Brief - Repeat every line of the listing below exactly, minus the pictures.
-- Information shown start --
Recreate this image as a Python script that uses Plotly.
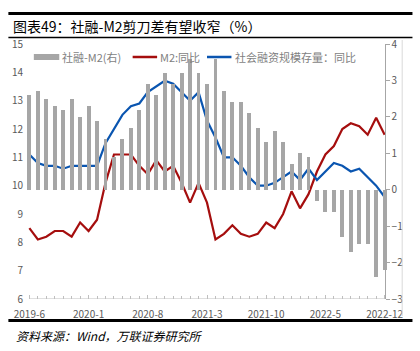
import plotly.graph_objects as go

# ---------------- data ----------------
months = []
y, m = 2019, 6
for _ in range(43):
    months.append(f"{y}-{m}")
    m += 1
    if m > 12:
        m = 1
        y += 1

m2_yoy = [8.5, 8.1, 8.2, 8.4, 8.4, 8.2, 8.7, 8.4, 8.8, 10.1, 11.1, 11.1, 11.1,
          10.7, 10.4, 10.9, 10.5, 10.7, 10.1, 9.4, 10.1, 9.4, 8.1, 8.3, 8.6,
          8.3, 8.2, 8.3, 8.7, 8.5, 9.0, 9.8, 9.2, 9.7, 10.5, 11.1, 11.4,
          12.0, 12.2, 12.1, 11.8, 12.4, 11.8]

sf_yoy = [11.1, 10.8, 10.7, 10.7, 10.6, 10.7, 10.7, 10.7, 10.7, 11.5, 12.0, 12.5, 12.8,
          12.9, 13.3, 13.5, 13.7, 13.6, 13.3, 13.0, 13.3, 12.3, 11.7, 11.0, 11.0,
          10.7, 10.3, 10.0, 10.0, 10.1, 10.3, 10.5, 10.2, 10.6, 10.2, 10.5, 10.8,
          10.7, 10.5, 10.6, 10.3, 10.0, 9.6]

gap = [2.6, 2.7, 2.5, 2.3, 2.2, 2.5, 2.0, 2.3, 1.9, 1.4, 0.9, 1.4, 1.7,
       2.2, 2.9, 2.6, 3.2, 2.9, 3.2, 3.6, 3.2, 2.9, 3.6, 2.7, 2.4,
       2.4, 2.1, 1.7, 1.3, 1.6, 1.3, 0.7, 1.0, 0.9, -0.3, -0.6, -0.6,
       -1.3, -1.7, -1.5, -1.5, -2.4, -2.2]

tick_idx = [0, 7, 14, 21, 28, 35, 42]
tick_labels = [months[i] for i in tick_idx]

legend_names = ["社融-M2(右)", "M2:同比", "社会融资规模存量：同比"]
title_text = "图表49：社融-M2剪刀差有望收窄（%）"
source_text = "资料来源：Wind，万联证券研究所"

# ---------------- styles ----------------
FONT = "Noto Sans CJK SC"
BAR_C = "#a6a6a6"
RED = "#a50e0e"
BLUE = "#0a55b0"
AX_C = "#595959"
W, H = 420, 351
L, R, T, B = 18, 32, 44, 52
PW, PH = W - L - R, H - T - B
XPAD = 0.4

def px(xp):
    return (xp - L) / PW

def py(yp):
    return (H - B - yp) / PH

x = list(range(len(months)))

fig = go.Figure()
fig.add_trace(go.Bar(x=x, y=gap, yaxis="y2", marker=dict(color=BAR_C, line=dict(width=0)),
                     width=0.46, name=legend_names[0], showlegend=False))
fig.add_trace(go.Scatter(x=x, y=m2_yoy, mode="lines", line=dict(color=RED, width=2.2),
                         name=legend_names[1], showlegend=False))
fig.add_trace(go.Scatter(x=x, y=sf_yoy, mode="lines", line=dict(color=BLUE, width=2.2),
                         name=legend_names[2], showlegend=False))

y2pos = (42 + XPAD) / (42 + 2 * XPAD)

fig.update_layout(
    width=W, height=H,
    margin=dict(l=L, r=R, t=T, b=B),
    paper_bgcolor="white", plot_bgcolor="white",
    font=dict(family=FONT, size=10, color=AX_C),
    xaxis=dict(range=[-XPAD, 42 + XPAD], showgrid=False, zeroline=False, showline=False,
               tickvals=tick_idx, ticktext=tick_labels, ticks="inside", ticklen=4,
               tickcolor="#bfbfbf", tickfont=dict(size=10, color=AX_C),
               minor=dict(dtick=1, tick0=0, ticks="inside", ticklen=3, tickcolor="#bfbfbf"),
               ticklabelstandoff=8),
    yaxis=dict(range=[6, 15], dtick=1, showgrid=False, zeroline=False, showline=False,
               ticks="", tickfont=dict(size=10, color=AX_C), ticklabelstandoff=2),
    yaxis2=dict(range=[-3, 4], dtick=1, overlaying="y", side="right", anchor="free",
                position=y2pos, showgrid=False, zeroline=False, showline=True,
                linecolor="#a6a6a6", linewidth=1, ticks="outside", ticklen=4,
                tickcolor="#a6a6a6", tickfont=dict(size=10, color=AX_C)),
    bargap=0, showlegend=False,
)

shapes = []
shapes.append(dict(type="line", xref="x", yref="y", x0=0, x1=42, y0=6, y1=6,
                   line=dict(color="#bfbfbf", width=1)))
shapes.append(dict(type="line", xref="paper", yref="paper", x0=px(402.5), x1=px(402.5),
                   y0=py(40), y1=py(316), line=dict(color="#d9d9d9", width=1)))
shapes.append(dict(type="line", xref="paper", yref="paper", x0=px(0), x1=px(413),
                   y0=py(13.5), y1=py(13.5), line=dict(color="black", width=3)))
shapes.append(dict(type="line", xref="paper", yref="paper", x0=px(0), x1=px(413),
                   y0=py(37.5), y1=py(37.5), line=dict(color="black", width=1.5)))
shapes.append(dict(type="line", xref="paper", yref="paper", x0=px(0), x1=px(413),
                   y0=py(320.5), y1=py(320.5), line=dict(color="black", width=3)))
shapes.append(dict(type="rect", xref="paper", yref="paper", x0=px(26), x1=px(52),
                   y0=py(60), y1=py(54), fillcolor=BAR_C, line=dict(width=0)))
shapes.append(dict(type="line", xref="paper", yref="paper", x0=px(127), x1=px(152),
                   y0=py(57), y1=py(57), line=dict(color=RED, width=2.5)))
shapes.append(dict(type="line", xref="paper", yref="paper", x0=px(203), x1=px(228),
                   y0=py(57), y1=py(57), line=dict(color=BLUE, width=2.5)))
fig.update_layout(shapes=shapes)

ann = []
for xp, txt in [(53, legend_names[0]), (153, legend_names[1]), (230, legend_names[2])]:
    ann.append(dict(xref="paper", yref="paper", x=px(xp), y=py(57), text=txt,
                    showarrow=False, xanchor="left", yanchor="middle",
                    font=dict(family=FONT, size=11, color="#7f7f7f")))
ann.append(dict(xref="paper", yref="paper", x=px(3), y=py(25.5), text=title_text,
                showarrow=False, xanchor="left", yanchor="middle",
                font=dict(family=FONT, size=14, color="black")))
ann.append(dict(xref="paper", yref="paper", x=px(6), y=py(335), text=source_text,
                showarrow=False, xanchor="left", yanchor="middle",
                font=dict(family=FONT, size=12, color="black", style="italic")))
fig.update_layout(annotations=ann)

fig.write_html("out.html")
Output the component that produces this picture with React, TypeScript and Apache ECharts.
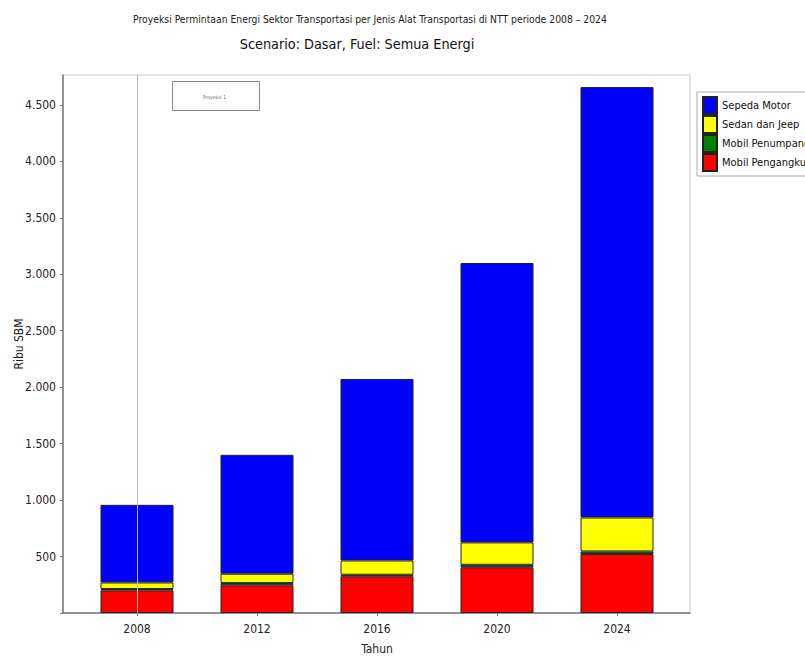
-- Information shown end --
Result below -
Recreate this image as a Python script that uses Plotly.
import plotly.graph_objects as go

# ---------------- data ----------------
months = []
y, m = 2019, 6
for _ in range(43):
    months.append(f"{y}-{m}")
    m += 1
    if m > 12:
        m = 1
        y += 1

m2_yoy = [8.5, 8.1, 8.2, 8.4, 8.4, 8.2, 8.7, 8.4, 8.8, 10.1, 11.1, 11.1, 11.1,
          10.7, 10.4, 10.9, 10.5, 10.7, 10.1, 9.4, 10.1, 9.4, 8.1, 8.3, 8.6,
          8.3, 8.2, 8.3, 8.7, 8.5, 9.0, 9.8, 9.2, 9.7, 10.5, 11.1, 11.4,
          12.0, 12.2, 12.1, 11.8, 12.4, 11.8]

sf_yoy = [11.1, 10.8, 10.7, 10.7, 10.6, 10.7, 10.7, 10.7, 10.7, 11.5, 12.0, 12.5, 12.8,
          12.9, 13.3, 13.5, 13.7, 13.6, 13.3, 13.0, 13.3, 12.3, 11.7, 11.0, 11.0,
          10.7, 10.3, 10.0, 10.0, 10.1, 10.3, 10.5, 10.2, 10.6, 10.2, 10.5, 10.8,
          10.7, 10.5, 10.6, 10.3, 10.0, 9.6]

gap = [2.6, 2.7, 2.5, 2.3, 2.2, 2.5, 2.0, 2.3, 1.9, 1.4, 0.9, 1.4, 1.7,
       2.2, 2.9, 2.6, 3.2, 2.9, 3.2, 3.6, 3.2, 2.9, 3.6, 2.7, 2.4,
       2.4, 2.1, 1.7, 1.3, 1.6, 1.3, 0.7, 1.0, 0.9, -0.3, -0.6, -0.6,
       -1.3, -1.7, -1.5, -1.5, -2.4, -2.2]

tick_idx = [0, 7, 14, 21, 28, 35, 42]
tick_labels = [months[i] for i in tick_idx]

legend_names = ["社融-M2(右)", "M2:同比", "社会融资规模存量：同比"]
title_text = "图表49：社融-M2剪刀差有望收窄（%）"
source_text = "资料来源：Wind，万联证券研究所"

# ---------------- styles ----------------
FONT = "Noto Sans CJK SC"
BAR_C = "#a6a6a6"
RED = "#a50e0e"
BLUE = "#0a55b0"
AX_C = "#595959"
W, H = 420, 351
L, R, T, B = 18, 32, 44, 52
PW, PH = W - L - R, H - T - B
XPAD = 0.4

def px(xp):
    return (xp - L) / PW

def py(yp):
    return (H - B - yp) / PH

x = list(range(len(months)))

fig = go.Figure()
fig.add_trace(go.Bar(x=x, y=gap, yaxis="y2", marker=dict(color=BAR_C, line=dict(width=0)),
                     width=0.46, name=legend_names[0], showlegend=False))
fig.add_trace(go.Scatter(x=x, y=m2_yoy, mode="lines", line=dict(color=RED, width=2.2),
                         name=legend_names[1], showlegend=False))
fig.add_trace(go.Scatter(x=x, y=sf_yoy, mode="lines", line=dict(color=BLUE, width=2.2),
                         name=legend_names[2], showlegend=False))

y2pos = (42 + XPAD) / (42 + 2 * XPAD)

fig.update_layout(
    width=W, height=H,
    margin=dict(l=L, r=R, t=T, b=B),
    paper_bgcolor="white", plot_bgcolor="white",
    font=dict(family=FONT, size=10, color=AX_C),
    xaxis=dict(range=[-XPAD, 42 + XPAD], showgrid=False, zeroline=False, showline=False,
               tickvals=tick_idx, ticktext=tick_labels, ticks="inside", ticklen=4,
               tickcolor="#bfbfbf", tickfont=dict(size=10, color=AX_C),
               minor=dict(dtick=1, tick0=0, ticks="inside", ticklen=3, tickcolor="#bfbfbf"),
               ticklabelstandoff=8),
    yaxis=dict(range=[6, 15], dtick=1, showgrid=False, zeroline=False, showline=False,
               ticks="", tickfont=dict(size=10, color=AX_C), ticklabelstandoff=2),
    yaxis2=dict(range=[-3, 4], dtick=1, overlaying="y", side="right", anchor="free",
                position=y2pos, showgrid=False, zeroline=False, showline=True,
                linecolor="#a6a6a6", linewidth=1, ticks="outside", ticklen=4,
                tickcolor="#a6a6a6", tickfont=dict(size=10, color=AX_C)),
    bargap=0, showlegend=False,
)

shapes = []
shapes.append(dict(type="line", xref="x", yref="y", x0=0, x1=42, y0=6, y1=6,
                   line=dict(color="#bfbfbf", width=1)))
shapes.append(dict(type="line", xref="paper", yref="paper", x0=px(402.5), x1=px(402.5),
                   y0=py(40), y1=py(316), line=dict(color="#d9d9d9", width=1)))
shapes.append(dict(type="line", xref="paper", yref="paper", x0=px(0), x1=px(413),
                   y0=py(13.5), y1=py(13.5), line=dict(color="black", width=3)))
shapes.append(dict(type="line", xref="paper", yref="paper", x0=px(0), x1=px(413),
                   y0=py(37.5), y1=py(37.5), line=dict(color="black", width=1.5)))
shapes.append(dict(type="line", xref="paper", yref="paper", x0=px(0), x1=px(413),
                   y0=py(320.5), y1=py(320.5), line=dict(color="black", width=3)))
shapes.append(dict(type="rect", xref="paper", yref="paper", x0=px(26), x1=px(52),
                   y0=py(60), y1=py(54), fillcolor=BAR_C, line=dict(width=0)))
shapes.append(dict(type="line", xref="paper", yref="paper", x0=px(127), x1=px(152),
                   y0=py(57), y1=py(57), line=dict(color=RED, width=2.5)))
shapes.append(dict(type="line", xref="paper", yref="paper", x0=px(203), x1=px(228),
                   y0=py(57), y1=py(57), line=dict(color=BLUE, width=2.5)))
fig.update_layout(shapes=shapes)

ann = []
for xp, txt in [(53, legend_names[0]), (153, legend_names[1]), (230, legend_names[2])]:
    ann.append(dict(xref="paper", yref="paper", x=px(xp), y=py(57), text=txt,
                    showarrow=False, xanchor="left", yanchor="middle",
                    font=dict(family=FONT, size=11, color="#7f7f7f")))
ann.append(dict(xref="paper", yref="paper", x=px(3), y=py(25.5), text=title_text,
                showarrow=False, xanchor="left", yanchor="middle",
                font=dict(family=FONT, size=14, color="black")))
ann.append(dict(xref="paper", yref="paper", x=px(6), y=py(335), text=source_text,
                showarrow=False, xanchor="left", yanchor="middle",
                font=dict(family=FONT, size=12, color="black", style="italic")))
fig.update_layout(annotations=ann)

fig.write_html("out.html")
Output the component that produces this picture with React, TypeScript and Apache ECharts.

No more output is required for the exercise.